Y así estamos certificando el cada día mayor alejamiento de los catalanes-manifestantes de los catalanes-mayoría silenciosa, que buscan alguna señal inteligente ‘desde Madrid’ a la que poder aferrarse. Y estamos ahondando, haciendo intransitables, claro, los seiscientos kilómetros de distancia entre la plaza de Sant Jaume y la Puerta del Sol. Gravísimo. Solamente la sociedad civil, esa que pretende organizarse en grupos mínimos entre los catalanes disconformes con la deriva loca de la Generalitat, podría solucionar esta situación. Pero son grupos, ya digo, mínimos: hay miedo. Los medios, los intelectuales, los colectivos profesionales, el mundo de la economía, esos catedráticos con los que uno hablaba hace dos semanas y le expresaban sus aprensiones ante lo que viene, han de levantarse y hablar. Y encontrar comprensión en los cenáculos y mentideros madrileños, que no entienden que nada puede volver a ser como en los momentos en los que Tarradellas regresaba, con Adolfo Suárez en Madrid, a la Ciudad Condal desde el exilio. Se han cometido errores de bulto por ambos lados y han sido errores que llevan casi cuarenta años prolongándose.
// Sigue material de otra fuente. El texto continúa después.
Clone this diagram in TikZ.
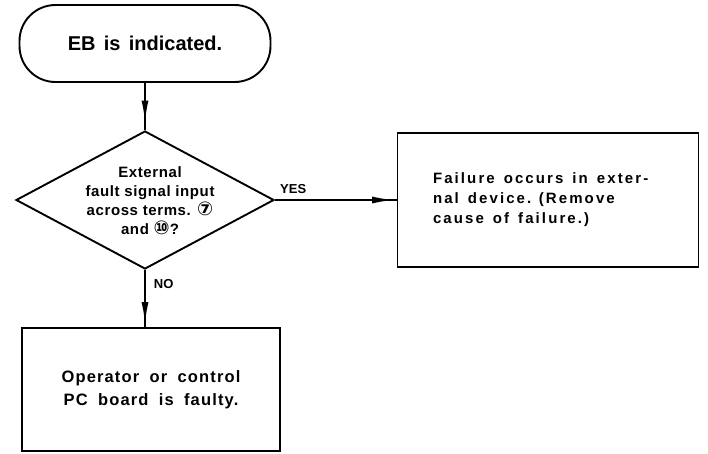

Lo de este 6 de febrero a la puerta de los juzgados no puede repetirse. Estuve en Barcelona aquel 9 de noviembre, recorriendo las colas para depositar una papeleta inútil en urnas de cartón y escuchando a la gente que quiso hablarme, que fue mucha. Luego, Rajoy dijo que ‘apenas’ dos millones y medio habían acudido a esas urnas falsas, y apeló a que la mayoría silenciosa, los otros tres millones y pico que no habían votado, estaba con las tesis del Gobierno central. No lo sé, quién podría saberlo. Lo que sí sé es que, ahora mismo, ni a los independentistas ni a quienes no quieren serlo, ni a los indiferentes mas pasivos, les gusta esta situación.
Un ex presidente al que admiré me dijo un día que daba gusto gobernar a los españoles, que todo lo aceptan…hasta que estallan, y entonces, me decía aquel presidente, ya fallecido, se producen las grandes tragedias. Aquel presidente, Adolfo Suárez, fue capaz de llevar adelante con realismo el desafío que significaba el regreso de Tararadellas y cuanto eso comportaba.
Claro que ahora no están ni Suárez, ni Tarradellas, ni González, ni Carrillo, ni Fraga. Y todavía hay quien quiere cargarse la memoria de aquella transición, de la mejor transición. Solo nos queda, ya digo, la sociedad civil, que se levante y proteste. Antes de que todo, tren contra tren, se haya consumado.